Organizational Considerations
Many supply chain management initiatives involve trade-offs between capital and operating expense.
- For example, a network optimized to maximize Return On Capital inventory levels and fixed assets generally involves up-grading modes of transportation and more frequent shipment.
- This typically results in increased transportation expense.
- A manager who is measured on transportation expense is loathed to spend more on transportation to lower inventories.

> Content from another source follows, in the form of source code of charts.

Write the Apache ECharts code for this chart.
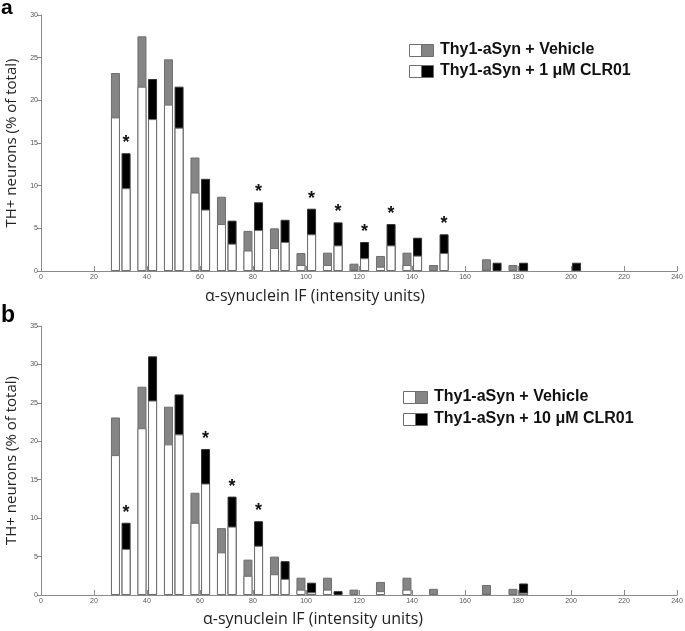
<!DOCTYPE html>
<html>
<head>
<meta charset="utf-8">
<script src="https://cdn.jsdelivr.net/npm/echarts@6/dist/echarts.min.js"></script>
<style>
  html, body { margin: 0; padding: 0; background: #fff; }
  #chart { width: 685px; height: 631px; }
</style>
</head>
<body>
<div id="chart"></div>
<script>
// histogram bins (intensity units), bar pairs sit either side of the bin centre
var bins = [30, 40, 50, 60, 70, 80, 90, 100, 110, 120, 130, 140, 150, 160, 170, 180, 190, 200]

// panel a : lower (white) part and total height of each bar, % of total
var vehLowA = [18.0, 21.6, 19.5, 9.2, 5.5, 2.4, 2.7, 0.7, 0.7, 0.2, 0.5, 0.7, 0, 0, 0.2, 0, 0, 0]
var vehTotA = [23.2, 27.5, 24.8, 13.3, 8.7, 4.7, 5.0, 2.1, 2.15, 0.86, 1.76, 2.15, 0.7, 0, 1.37, 0.7, 0, 0]
var trtLowA = [9.7, 17.8, 16.8, 7.2, 3.2, 4.8, 3.4, 4.3, 3.0, 1.5, 3.0, 1.8, 2.1, 0, 0, 0, 0, 0]
var trtTotA = [13.8, 22.5, 21.6, 10.8, 5.9, 8.05, 6.0, 7.3, 5.7, 3.4, 5.5, 3.9, 4.3, 0, 0.97, 0.97, 0, 0.97]
var starsA = [30, 80, 100, 110, 120, 130, 150]

// panel b
var vehLowB = [18.2, 21.7, 19.6, 9.4, 5.55, 2.5, 2.7, 0.7, 0.7, 0, 0.5, 0.7, 0, 0, 0.2, 0, 0, 0]
var vehTotB = [23.1, 27.1, 24.5, 13.3, 8.7, 4.6, 5.0, 2.25, 2.25, 0.7, 1.7, 2.25, 0.8, 0, 1.3, 0.8, 0, 0]
var trtLowB = [6.0, 25.3, 20.9, 14.5, 8.9, 6.4, 2.1, 0.35, 0, 0, 0, 0, 0, 0, 0, 0.3, 0, 0]
var trtTotB = [9.4, 31.05, 26.1, 19.0, 12.8, 9.6, 4.4, 1.6, 0.5, 0, 0, 0, 0, 0, 0, 1.5, 0, 0]
var starsB = [30, 60, 70, 80]

var GREY = '#858585'
var EDGE = '#6e6e6e'
var BW = 9

function pts(vals, off) {
  return bins.map(function (b, i) {
    var v = vals[i]
    var d = { value: [b + off, v] }
    if (!(v > 0)) d.itemStyle = { borderWidth: 0, opacity: 0 }
    return d
  })
}

// total bar (coloured) drawn first, lower white part drawn over it from 0
function panelSeries(k, vehLow, vehTot, trtLow, trtTot, stars) {
  var base = {
    type: 'bar', barWidth: BW, barGap: '-100%',
    xAxisIndex: k, yAxisIndex: k, silent: true
  }
  return [
    Object.assign({}, base, { data: pts(vehTot, -1.9), itemStyle: { color: GREY, borderColor: EDGE, borderWidth: 1 } }),
    Object.assign({}, base, { data: pts(vehLow, -1.9), itemStyle: { color: '#fff', borderColor: EDGE, borderWidth: 1 } }),
    Object.assign({}, base, {
      data: pts(trtTot, 2.1),
      itemStyle: { color: '#000', borderColor: '#333', borderWidth: 1 },
      label: {
        show: true, position: 'top', distance: 1,
        fontFamily: 'Liberation Sans', fontWeight: 'bold', fontSize: 18, color: '#111',
        formatter: function (p) { return stars.indexOf(bins[p.dataIndex]) >= 0 ? '*' : '' }
      }
    }),
    Object.assign({}, base, { data: pts(trtLow, 2.1), itemStyle: { color: '#fff', borderColor: EDGE, borderWidth: 1 } })
  ]
}

function xAx(k) {
  return {
    type: 'value', gridIndex: k, min: 0, max: 240, interval: 20,
    axisLine: { lineStyle: { color: '#8a8a8a', width: 1 } },
    axisTick: { inside: true, length: 5, lineStyle: { color: '#8a8a8a' } },
    axisLabel: { fontSize: 7, color: '#555', margin: 3, fontFamily: 'Liberation Sans' },
    splitLine: { show: false }
  }
}
function yAx(k, max) {
  return {
    type: 'value', gridIndex: k, min: 0, max: max, interval: 5,
    name: 'TH+ neurons (% of total)', nameLocation: 'middle', nameGap: 22, nameRotate: 90,
    nameTextStyle: { fontFamily: 'Open Sans', fontSize: 15, color: '#222' },
    axisLine: { show: true, lineStyle: { color: '#8a8a8a', width: 1 } },
    axisTick: { show: true, length: 4, lineStyle: { color: '#8a8a8a' } },
    axisLabel: { fontSize: 7, color: '#555', margin: 3, fontFamily: 'Liberation Sans' },
    splitLine: { show: false }
  }
}

function legendItems(x, y1, y2, label1, label2) {
  var out = []
  ;[[y1, GREY, label1], [y2, '#000', label2]].forEach(function (r) {
    out.push({ type: 'rect', left: x, top: r[0], shape: { width: 12, height: 12 }, style: { fill: '#fff', stroke: EDGE, lineWidth: 1 } })
    out.push({ type: 'rect', left: x + 12, top: r[0], shape: { width: 12, height: 12 }, style: { fill: r[1], stroke: EDGE, lineWidth: 1 } })
    out.push({ type: 'text', left: x + 31, top: r[0] - 2, style: { text: r[2], font: 'bold 16px "Liberation Sans"', fill: '#111' } })
  })
  return out
}

var chart = echarts.init(document.getElementById('chart'), null, { renderer: 'canvas' })
var option = {
  animation: false,
  backgroundColor: '#fff',
  grid: [
    { left: 41, right: 8, top: 15, height: 256, containLabel: false, outerBoundsMode: 'none' },
    { left: 41, right: 8, top: 326, height: 269, containLabel: false, outerBoundsMode: 'none' }
  ],
  xAxis: [xAx(0), xAx(1)],
  yAxis: [yAx(0, 30), yAx(1, 35)],
  series: [].concat(
    panelSeries(0, vehLowA, vehTotA, trtLowA, trtTotA, starsA),
    panelSeries(1, vehLowB, vehTotB, trtLowB, trtTotB, starsB)
  ),
  graphic: [
    { type: 'text', left: 1, top: -2, style: { text: 'a', font: 'bold 21px "Liberation Sans"', fill: '#000' } },
    { type: 'text', left: 1, top: 304, style: { text: 'b', font: 'bold 23px "Liberation Sans"', fill: '#000' } },
    { type: 'text', left: 205, top: 288, style: { text: 'α-synuclein IF (intensity units)', font: '16px "Open Sans"', fill: '#222' } },
    { type: 'text', left: 203, top: 611, style: { text: 'α-synuclein IF (intensity units)', font: '16px "Open Sans"', fill: '#222' } }
  ].concat(
    legendItems(409, 44, 65, 'Thy1-aSyn + Vehicle', 'Thy1-aSyn + 1 μM CLR01'),
    legendItems(403, 391, 413, 'Thy1-aSyn + Vehicle', 'Thy1-aSyn + 10 μM CLR01')
  )
}
chart.setOption(option)
</script>
</body>
</html>
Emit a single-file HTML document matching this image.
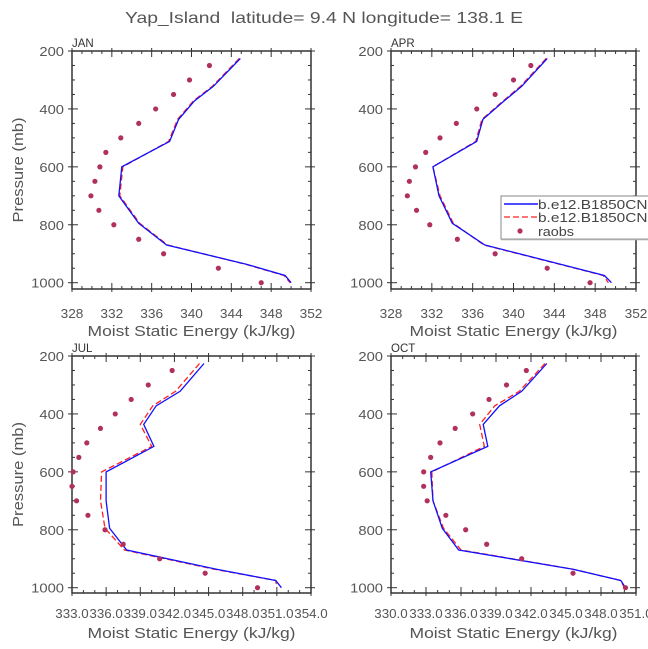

This raises one of the most important issues related to making supply chain management a successful enabler of SPEED. Most companies don't focus managers on supply chain capital,
- Companies generally focus managers on Key Performance Indicators (KPI's) related to operating expenses (transportation, warehousing and procurement budgets, $/CWT, etc.) but not supply chain capital.
- These KPI's motivate managers to make the best decision based on solely on operating costs.
- Decisions based solely on operating costs are many times sub-optimal when compared to KPI's focusing on costs and supply chain capital.
Focusing managers only on cost-related KPI's tends to create an environment that believes the responsibility of capital utilization lies with some corporate group. It is a safe bet that capital is under-utilized at these companies.
Therefore, it is essential that new supply chain scorecards be developed that include both cost Key Performance Indicators as well as those that drive capital utilization.
Doing so increases the likelihood of using supply chain management to drive increased SPEED and returns to investors.